After this order was made, the petitioners presented their petition to this court asking that we, by writ of mandamus, compel the defendants as justices of the county court, to issue a license to relators to keep a dramshop as prayed for in their petition. An alternative writ was issued and served on the defendants. They made return to this writ, setting up that the court made the following order upon a proper petition.
“Now on this fourth day of November, 1903, come J. T. Heggie, John M. Rowe, C. S. Reynolds, Thomas Vowels, John A. Miller, A. J. Rushing, John Lett and others and present their petition to the court, praying the court to order an election to be held in the county at the usual voting precincts for holding any general
“Upon examination of said petition presented and the pollbooks of the last previous general election, the court finds that said petition is signed by more than one-tenth of the qualified voters of the county who reside outside of the corporate limits of any city or town, having, at the time of such petition, a population of twenty-five hundred inhabitants or more, who are qualified to vote for members of the Legislature.
“ It is therefore ordered by the court that a special election be held in this county at the usual voting precincts for holding any general election for State officers, within forty days from the fourth day of, November, 1903, to-wit: on Friday, December 11,1903, for the purpose of determining whether or not spirituous and intoxicating liquors, including wine and beer, shall be sold within the limits of this Mississippi county.
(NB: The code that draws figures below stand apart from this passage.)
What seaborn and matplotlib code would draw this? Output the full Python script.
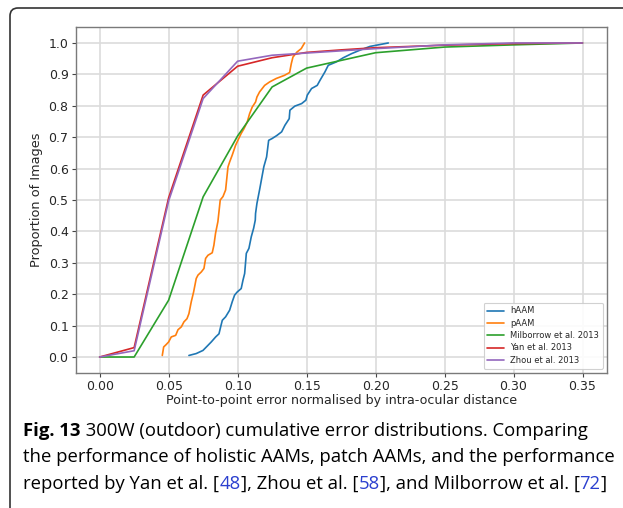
import matplotlib
matplotlib.use("Agg")
import matplotlib.pyplot as plt
import seaborn as sns
import pandas as pd
from matplotlib.patches import FancyBboxPatch
from matplotlib.ticker import FormatStrFormatter

# Cumulative error curves
series_names = ["hAAM", "pAAM", "Milborrow et al. 2013", "Yan et al. 2013", "Zhou et al. 2013"]

haam_x = [0.0647, 0.0700, 0.0749, 0.0778, 0.0809, 0.0841, 0.0865, 0.0877, 0.0889, 0.0913,
          0.0942, 0.0961, 0.0978, 0.0997, 0.1026, 0.1039, 0.1051, 0.1058, 0.1063, 0.1082,
          0.1099, 0.1116, 0.1128, 0.1130, 0.1140, 0.1159, 0.1190, 0.1210, 0.1225, 0.1251,
          0.1283, 0.1319, 0.1343, 0.1374, 0.1379, 0.1415, 0.1464, 0.1495, 0.1505, 0.1536,
          0.1577, 0.1597, 0.1633, 0.1657, 0.1717, 0.1766, 0.1826, 0.1886, 0.1959, 0.2092]
haam_y = [0.005, 0.011, 0.021, 0.034, 0.048, 0.064, 0.074, 0.096, 0.117, 0.128,
          0.149, 0.176, 0.197, 0.207, 0.218, 0.245, 0.266, 0.303, 0.330, 0.346,
          0.383, 0.410, 0.436, 0.457, 0.489, 0.532, 0.606, 0.637, 0.690, 0.696,
          0.705, 0.717, 0.738, 0.759, 0.786, 0.799, 0.807, 0.818, 0.834, 0.855,
          0.865, 0.881, 0.908, 0.929, 0.940, 0.953, 0.966, 0.977, 0.989, 1.000]

paam_x = [0.0454, 0.0464, 0.0483, 0.0500, 0.0519, 0.0551, 0.0568, 0.0592, 0.0611, 0.0633,
          0.0647, 0.0664, 0.0681, 0.0700, 0.0713, 0.0737, 0.0756, 0.0768, 0.0785, 0.0816,
          0.0828, 0.0840, 0.0857, 0.0865, 0.0874, 0.0894, 0.0913, 0.0930, 0.0942, 0.0961,
          0.0985, 0.1002, 0.1026, 0.1046, 0.1070, 0.1087, 0.1106, 0.1130, 0.1140, 0.1159,
          0.1196, 0.1232, 0.1280, 0.1340, 0.1377, 0.1389, 0.1401, 0.1430, 0.1461, 0.1485]
paam_y = [0.005, 0.032, 0.040, 0.048, 0.064, 0.069, 0.087, 0.096, 0.112, 0.122,
          0.138, 0.176, 0.207, 0.250, 0.261, 0.271, 0.282, 0.314, 0.324, 0.332,
          0.356, 0.394, 0.431, 0.463, 0.500, 0.511, 0.532, 0.605, 0.621, 0.643,
          0.674, 0.690, 0.712, 0.727, 0.749, 0.775, 0.796, 0.812, 0.828, 0.844,
          0.865, 0.876, 0.887, 0.897, 0.906, 0.934, 0.955, 0.971, 0.982, 1.000]

milb_x = [0.0, 0.025, 0.05, 0.075, 0.10, 0.125, 0.15, 0.20, 0.25, 0.30, 0.35]
milb_y = [0.0, 0.0, 0.181, 0.51, 0.704, 0.860, 0.920, 0.969, 0.987, 0.994, 1.0]

yan_x = [0.0, 0.025, 0.05, 0.075, 0.10, 0.125, 0.15, 0.175, 0.20, 0.25, 0.30, 0.35]
yan_y = [0.0, 0.030, 0.507, 0.834, 0.926, 0.953, 0.970, 0.978, 0.985, 0.993, 0.998, 1.0]

zhou_x = [0.0, 0.025, 0.05, 0.075, 0.10, 0.125, 0.15, 0.175, 0.20, 0.25, 0.30, 0.35]
zhou_y = [0.0, 0.020, 0.497, 0.823, 0.942, 0.961, 0.968, 0.975, 0.982, 0.994, 1.0, 1.0]

x_ticks = [0.00, 0.05, 0.10, 0.15, 0.20, 0.25, 0.30, 0.35]
y_ticks = [0.0, 0.1, 0.2, 0.3, 0.4, 0.5, 0.6, 0.7, 0.8, 0.9, 1.0]

frames = []
for name, xs, ys in zip(series_names,
                        [haam_x, paam_x, milb_x, yan_x, zhou_x],
                        [haam_y, paam_y, milb_y, yan_y, zhou_y]):
    frames.append(pd.DataFrame({"error": xs, "proportion": ys, "method": name}))
df = pd.concat(frames, ignore_index=True)

sns.set_style("whitegrid", {
    "grid.color": "#dcdcdc",
    "axes.edgecolor": "#7a7a7a",
    "xtick.bottom": True,
    "ytick.left": True,
})
plt.rcParams["font.family"] = ["DejaVu Sans"]

fig = plt.figure(figsize=(6.23, 5.08), dpi=100)
ax = fig.add_axes([0.1212, 0.2663, 0.8526, 0.68])

palette = ["#1f77b4", "#ff7f0e", "#2ca02c", "#d62728", "#9467bd"]
sns.lineplot(data=df, x="error", y="proportion", hue="method", hue_order=series_names,
             palette=palette, sort=False, estimator=None, linewidth=1.2, ax=ax)

ax.set_xlim(-0.0175, 0.3675)
ax.set_ylim(-0.05, 1.05)
ax.set_xticks(x_ticks)
ax.set_yticks(y_ticks)
ax.xaxis.set_major_formatter(FormatStrFormatter("%.2f"))
ax.yaxis.set_major_formatter(FormatStrFormatter("%.1f"))
ax.tick_params(labelsize=9, length=3, width=0.8, color="#444444", pad=2)
ax.grid(True, linewidth=1.2)
for s in ax.spines.values():
    s.set_linewidth(1.0)
ax.set_xlabel("Point-to-point error normalised by intra-ocular distance", fontsize=9.1, labelpad=1)
ax.set_ylabel("Proportion of Images", fontsize=9.3, labelpad=4)

leg = ax.legend(loc="lower right", fontsize=6.0, handlelength=2.0, frameon=True,
                edgecolor="#cccccc", framealpha=0.9, borderpad=0.45, labelspacing=0.4,
                handletextpad=0.7)
leg.get_frame().set_linewidth(0.8)

# rounded frame around the figure panel (right/bottom run off the image)
frame = FancyBboxPatch((0.10, -0.6), 7.0, 5.6, boxstyle="round,pad=0,rounding_size=0.08",
                       transform=fig.dpi_scale_trans, facecolor="none",
                       edgecolor="#333333", linewidth=1.2)
fig.patches.append(frame)

# caption, built from pieces so the bold label and blue citations sit inline
cap_font = dict(family=["Open Sans", "DejaVu Sans"], fontsize=13.3)
blue = "#2b3fcf"

lines = [
    [("Fig. 13", "black", "bold"),
     (" 300W (outdoor) cumulative error distributions. Comparing", "black", "normal")],
    [("the performance of holistic AAMs, patch AAMs, and the performance", "black", "normal")],
    [("reported by Yan et al. [", "black", "normal"), ("48", blue, "normal"),
     ("], Zhou et al. [", "black", "normal"), ("58", blue, "normal"),
     ("], and Milborrow et al. [", "black", "normal"), ("72", blue, "normal"),
     ("]", "black", "normal")],
]
baselines = [4.36, 4.625, 4.89]

for pieces, yb in zip(lines, baselines):
    prev = fig.text(0.235 / 6.23, 1 - yb / 5.08, pieces[0][0], color=pieces[0][1],
                    fontweight=pieces[0][2], va="baseline", ha="left", **cap_font)
    for text, col, wt in pieces[1:]:
        prev = ax.annotate(text, xy=(1, 0), xycoords=prev, xytext=(0, 0),
                           textcoords="offset points", va="bottom", ha="left",
                           color=col, fontweight=wt, annotation_clip=False, **cap_font)

fig.savefig("out.png", dpi=100)
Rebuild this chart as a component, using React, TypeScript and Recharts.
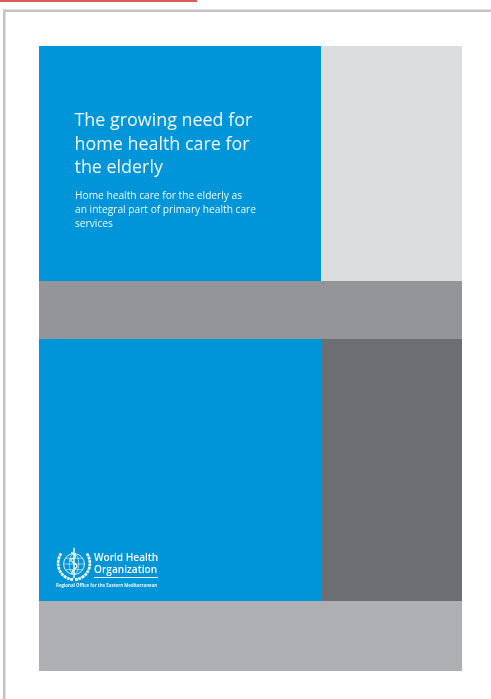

“It is further ordered by the court that notice of the said election herein ordered be given by publication in the Weekly Enterprise, a newspaper published in the county, for four consecutive weeks, the last insertion to be within ten days next before the eleventh day of December, 1903, the date of said election.
“It is further ordered that all persons voting at the said election who are against the sale of intoxicating-liquors, shall have written or printed on their ballots ‘against the sale of intoxicating liquors,’ and all those who aré in favor of the sale of such intoxicating liquors shall have written or printed on their ballots, ‘for the sale of intoxicating liquors.’ (Filed November 4, 1903. J. T. Heggie, County Clerk.)”
The clerk’s certificates show that said election was held in said county pursuant to said order and notice and that the returns thereof were duly made and the result ascertained according to law and within five days
“Order for special election to vote on the proposition to- prohibit the sale of intoxicants in Mississippi county, Missouri:
‘ ‘ On the presentation of a petition signed by over 375 citizens, qualified to vote for State and county officers, the court orders that a special election be ordered and held at the various precincts or voting places in ■said county and that the clerk give due notice of same through the Weekly Enterprise, and it is further ordered that the clerk prepare the necessary pollbooks, tally sheets and tickets, with such other blanks as will be necessary to hold said election, and that the time for holding said election be fixed on the eleventh day of December, 1903, to determine whether or not intoxicating liquors, including wine and beer, shall be sold in the county, tickets to read, ‘ For the sale of intoxicating liquors.’ ‘Against the sale of intoxicating liquors.’ ”
We deny the peremptory writ of mandamus and dismiss the petition of the relators at their cost.